A few days ago, this mail arrived: an invitation from Anil Sharma Productions, for the Grand Mahurat ceremony of Utkarsh Sharma's (Jeetey of 'Gadar Ek Prem Katha' fame) debut film, 'Genius' at Juhu’s Horizon Hotel with the clap to be given by Dharmendra.
This was a call to immediately go into nostalgia mode. It’s been years since one has heard of a film being launched with a Mahurat ritual. (Maybe they still take place, but without the media in attendance.)

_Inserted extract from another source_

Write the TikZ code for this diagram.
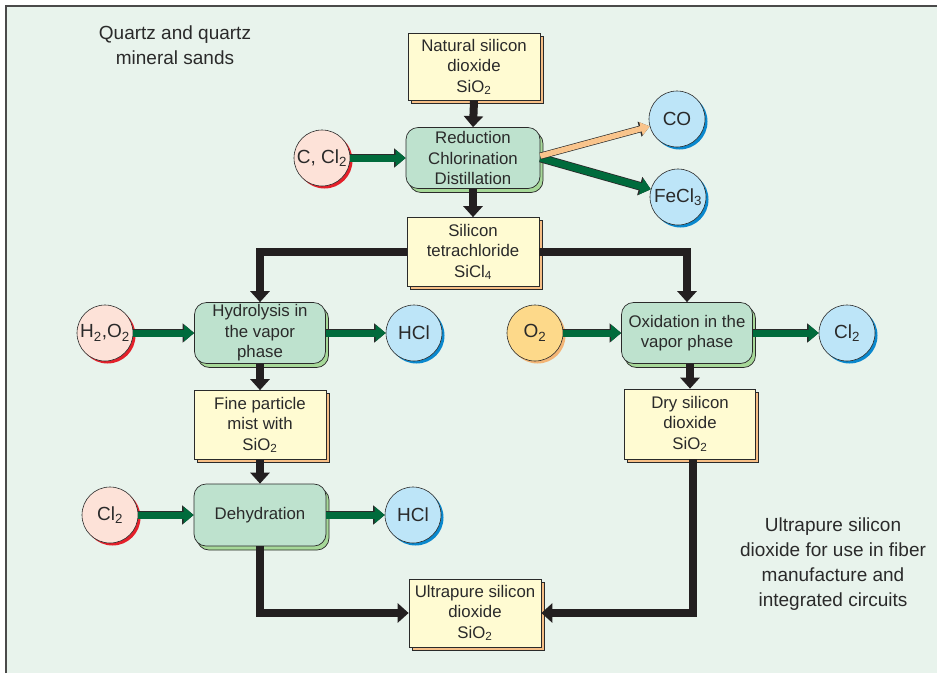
\documentclass[tikz,border=0pt]{standalone}
\usepackage{fontspec}
\setmainfont{Liberation Sans}
\usetikzlibrary{arrows.meta,shadows,calc}
\definecolor{panel}{HTML}{E8F3EC}
\definecolor{bordergray}{HTML}{4A4A4A}
\definecolor{boxline}{HTML}{2A2A2A}
\definecolor{txt}{HTML}{2A2A2A}
\definecolor{yfill}{HTML}{FFFBD2}
\definecolor{yshadow}{HTML}{F6BE86}
\definecolor{gfill}{HTML}{BEE2CE}
\definecolor{gshadow}{HTML}{A6D898}
\definecolor{pinkfill}{HTML}{FDE2D8}
\definecolor{redshadow}{HTML}{E4202A}
\definecolor{bluefill}{HTML}{BDE5F8}
\definecolor{blueshadow}{HTML}{0A88CE}
\definecolor{ofill}{HTML}{FDD98A}
\definecolor{oshadow}{HTML}{F3B576}
\definecolor{agreen}{HTML}{006B3C}
\definecolor{aorange}{HTML}{F9C48C}
\definecolor{blk}{HTML}{231F20}
\newcommand\bxfont{\fontsize{16.8}{20.5}\selectfont}
\newcommand\crfont{\fontsize{19}{21}\selectfont}
\newcommand\sdfont{\fontsize{19}{25}\selectfont}
\begin{document}
\begin{tikzpicture}[x=1pt,y=-1pt,
  ybox/.style={draw=boxline, line width=0.7pt, fill=yfill, minimum width=132pt, minimum height=68pt,
    align=center, inner sep=0pt, font=\bxfont, text=txt,
    copy shadow={fill=yshadow, draw=boxline, line width=0.7pt, shadow xshift=3pt, shadow yshift=-3pt}},
  gbox/.style={draw=boxline, line width=0.7pt, fill=gfill, rounded corners=12pt, minimum width=132pt, minimum height=61pt,
    align=center, inner sep=0pt, font=\bxfont, text=txt,
    copy shadow={fill=gshadow, draw=boxline, line width=0.7pt, shadow xshift=3pt, shadow yshift=-4pt}},
  circ/.style={circle, draw=boxline, line width=0.6pt, minimum size=56pt, inner sep=0pt, font=\crfont, text=txt},
  rcirc/.style={circ, fill=pinkfill, copy shadow={fill=redshadow, draw=none, shadow xshift=2.5pt, shadow yshift=-2.5pt}},
  bcirc/.style={circ, fill=bluefill, copy shadow={fill=blueshadow, draw=none, shadow xshift=2.5pt, shadow yshift=-2.5pt}},
  ocirc/.style={circ, fill=ofill, copy shadow={fill=oshadow, draw=none, shadow xshift=2.5pt, shadow yshift=-2.5pt}},
  garrow/.style={line width=7pt, draw=agreen, -{Triangle[length=10pt,width=16pt]},
    preaction={draw=boxline, line width=8.6pt, -{Triangle[length=11.5pt,width=18.5pt]}}},
  oarrow/.style={line width=5.5pt, draw=aorange, -{Triangle[length=9pt,width=13pt]},
    preaction={draw=boxline, line width=6.8pt, -{Triangle[length=10.5pt,width=15pt]}}},
  barrow/.style={line width=8pt, draw=blk, line join=miter, -{Triangle[length=11pt,width=19pt]}},
  sidetext/.style={align=center, font=\sdfont, text=txt, inner sep=0pt}
]
\useasboundingbox (0,0) rectangle (937,673);
\fill[panel] (6,6) rectangle (937,673);
\draw[bordergray, line width=2pt] (6,673) -- (6,6) -- (937,6);

\node[sidetext] (title) at (175,45) {Quartz and quartz\\mineral sands};
\node[sidetext] (side) at (833,564) {Ultrapure silicon\\dioxide for use in fiber\\manufacture and\\integrated circuits};

% boxes
\node[ybox, minimum height=67pt] (nat) at (474,67) {Natural silicon\\dioxide\\SiO\textsubscript{2}};
\node[gbox, minimum width=134pt] (red) at (473,158) {Reduction\\Chlorination\\Distillation};
\node[ybox, minimum height=69pt] (sicl) at (473,252) {Silicon\\tetrachloride\\SiCl\textsubscript{4}};
\node[gbox, minimum width=131pt] (hyd) at (260,333) {Hydrolysis in\\the vapor\\phase};
\node[ybox, minimum height=69pt] (fine) at (260,425) {Fine particle\\mist with\\SiO\textsubscript{2}};
\node[gbox, minimum height=62pt] (dehy) at (260,515) {Dehydration};
\node[gbox, minimum width=131pt] (oxi) at (687,333) {Oxidation in the\\vapor phase};
\node[ybox, minimum width=131pt, minimum height=70pt] (dry) at (690,424) {Dry silicon\\dioxide\\SiO\textsubscript{2}};
\node[ybox] (ultra) at (475,613) {Ultrapure silicon\\dioxide\\SiO\textsubscript{2}};

% circles
\node[rcirc] (ccl) at (322,158) {C, Cl\textsubscript{2}};
\node[bcirc] (co) at (677,119) {CO};
\node[bcirc] (fecl) at (678,197) {FeCl\textsubscript{3}};
\node[rcirc] (hho) at (105,333) {H\textsubscript{2},O\textsubscript{2}};
\node[bcirc] (hcla) at (414,333) {HCl};
\node[rcirc] (cla) at (110,515) {Cl\textsubscript{2}};
\node[bcirc] (hclb) at (413,515) {HCl};
\node[ocirc] (oo) at (535,333) {O\textsubscript{2}};
\node[bcirc] (clb) at (847,333) {Cl\textsubscript{2}};

% green / orange arrows
\draw[garrow] (ccl.east) -- (red.west);
\draw[garrow] (red.east) -- (fecl);
\draw[oarrow] ($(red.east)+(0,-2)$) -- (co);
\draw[garrow] (hho.east) -- (hyd.west);
\draw[garrow] (hyd.east) -- (hcla.west);
\draw[garrow] (cla.east) -- (dehy.west);
\draw[garrow] (dehy.east) -- (hclb.west);
\draw[garrow] (oo.east) -- (oxi.west);
\draw[garrow] (oxi.east) -- (clb.west);

% black arrows
\draw[barrow] (nat.south) -- (red.north);
\draw[barrow] (red.south) -- (sicl.north);
\draw[barrow] (sicl.west) -| (hyd.north);
\draw[barrow] (sicl.east) -| (oxi.north);
\draw[barrow] (hyd.south) -- (fine.north);
\draw[barrow] (fine.south) -- (dehy.north);
\draw[barrow] (oxi.south -| dry.north) -- (dry.north);
\draw[barrow] (dehy.south) |- (ultra.west);
\draw[barrow] ($(dry.south)+(3,0)$) |- (ultra.east);
\end{tikzpicture}
\end{document}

Till the business of cinema was corporatised and management types took over with the Excel sheets and PPTs, and their own jargon, the launch of a film was a big deal. The Mahurat shot was taken amidst much ceremony in one of the city’s studios or bungalows where shootings used to take place.
(Watch films of the eighties and nineties, and spot the favourite locations). A pooja was done, a big star was invited to give the clap for the Mahurat shot, another to shout ‘Action’ and ‘Cut’, the actors did their little scene and everybody wished them well, ate sweets and went to lunch. The shooting then commenced with everybody’s good wishes. Journalists on the film beat were welcome to walk into the set any time and watch the shoot or chat with the stars. Of course, the media then consisted of reporters from a dozen magazines and some newspapers, these days, TV crews and online reporters run into hundreds.

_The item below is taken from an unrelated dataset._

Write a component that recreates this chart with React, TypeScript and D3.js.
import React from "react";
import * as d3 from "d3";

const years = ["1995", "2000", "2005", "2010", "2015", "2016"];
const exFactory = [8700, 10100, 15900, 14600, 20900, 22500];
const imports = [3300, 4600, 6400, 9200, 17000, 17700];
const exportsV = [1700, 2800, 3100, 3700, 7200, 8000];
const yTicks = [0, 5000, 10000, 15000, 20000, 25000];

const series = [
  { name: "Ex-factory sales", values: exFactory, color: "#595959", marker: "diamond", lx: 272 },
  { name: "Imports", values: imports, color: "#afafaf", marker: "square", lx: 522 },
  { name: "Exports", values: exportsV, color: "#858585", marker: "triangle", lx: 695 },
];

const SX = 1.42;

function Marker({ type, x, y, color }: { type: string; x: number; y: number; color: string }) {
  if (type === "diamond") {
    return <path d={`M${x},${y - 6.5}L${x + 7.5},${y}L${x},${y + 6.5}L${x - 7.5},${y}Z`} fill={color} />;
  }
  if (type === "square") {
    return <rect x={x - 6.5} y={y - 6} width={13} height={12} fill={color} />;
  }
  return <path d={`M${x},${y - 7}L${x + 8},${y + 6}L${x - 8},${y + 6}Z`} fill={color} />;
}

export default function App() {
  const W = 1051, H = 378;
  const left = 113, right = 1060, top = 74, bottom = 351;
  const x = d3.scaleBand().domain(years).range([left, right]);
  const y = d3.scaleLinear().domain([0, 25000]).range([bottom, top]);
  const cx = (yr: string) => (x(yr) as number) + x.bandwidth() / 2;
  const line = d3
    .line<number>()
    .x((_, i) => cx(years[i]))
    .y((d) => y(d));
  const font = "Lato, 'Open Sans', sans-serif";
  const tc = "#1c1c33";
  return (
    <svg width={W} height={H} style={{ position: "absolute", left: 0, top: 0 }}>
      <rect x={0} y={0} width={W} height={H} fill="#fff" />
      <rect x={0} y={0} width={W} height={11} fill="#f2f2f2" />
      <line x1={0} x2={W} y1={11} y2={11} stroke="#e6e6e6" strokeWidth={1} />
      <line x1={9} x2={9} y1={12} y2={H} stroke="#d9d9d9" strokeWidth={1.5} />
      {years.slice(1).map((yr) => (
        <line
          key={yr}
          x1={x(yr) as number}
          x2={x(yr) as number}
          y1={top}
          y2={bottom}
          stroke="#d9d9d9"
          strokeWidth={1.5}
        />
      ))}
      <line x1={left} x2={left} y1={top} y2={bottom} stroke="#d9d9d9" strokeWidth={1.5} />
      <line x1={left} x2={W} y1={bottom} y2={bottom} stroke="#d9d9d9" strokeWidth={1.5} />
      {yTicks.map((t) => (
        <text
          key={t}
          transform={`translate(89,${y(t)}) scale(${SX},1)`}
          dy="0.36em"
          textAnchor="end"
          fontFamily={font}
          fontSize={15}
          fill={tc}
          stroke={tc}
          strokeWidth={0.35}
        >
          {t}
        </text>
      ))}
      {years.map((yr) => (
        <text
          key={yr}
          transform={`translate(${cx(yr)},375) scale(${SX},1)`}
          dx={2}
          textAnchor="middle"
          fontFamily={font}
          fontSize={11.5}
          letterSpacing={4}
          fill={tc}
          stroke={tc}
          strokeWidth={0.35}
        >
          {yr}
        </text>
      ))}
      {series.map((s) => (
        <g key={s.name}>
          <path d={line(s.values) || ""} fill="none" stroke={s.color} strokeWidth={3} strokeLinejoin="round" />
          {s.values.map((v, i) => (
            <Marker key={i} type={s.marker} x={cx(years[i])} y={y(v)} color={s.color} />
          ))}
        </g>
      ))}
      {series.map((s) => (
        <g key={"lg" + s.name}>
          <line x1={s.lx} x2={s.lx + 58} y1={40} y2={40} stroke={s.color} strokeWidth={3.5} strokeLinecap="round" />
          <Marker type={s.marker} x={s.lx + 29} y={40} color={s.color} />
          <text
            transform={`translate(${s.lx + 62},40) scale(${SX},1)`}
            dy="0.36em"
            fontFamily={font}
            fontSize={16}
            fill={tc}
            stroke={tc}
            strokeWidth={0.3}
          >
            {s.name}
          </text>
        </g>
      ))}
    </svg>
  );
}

Now everybody wants to shoot at exotic locations, filmmakers want to hide the ‘look’ of the stars from the media, that sense of welcome and fellow feeling is lost.
The other surprise in the invitation mail was the venue—Hotel Horizon; back then it used to be a popular Bollywood hangout (along with the ill-fated Sea Rock in Bandra) and shooting spot, particularly for poolside scenes. Then it went into decline and for many years looked abandoned and derelict. If it is back in action, that is certainly good news.
Then there was the ritual of the 100 days or the silver jubilee party, where everybody associated with the film was given really hideous trophies that were proudly displayed in offices and living rooms.
Now, if a film survives the opening weekend it’s a miracle. Everybody keeps track of the box-office collections as if their lives depended on it, even if they had nothing to do with the film.
Instead of Mahurat and music release parties, there are media gatherings for revealing the poster or first look of the film. Stars go about ‘promoting’ their films all over the place, along with bursts on TV and social media.
It’s still showbusiness but with a difference!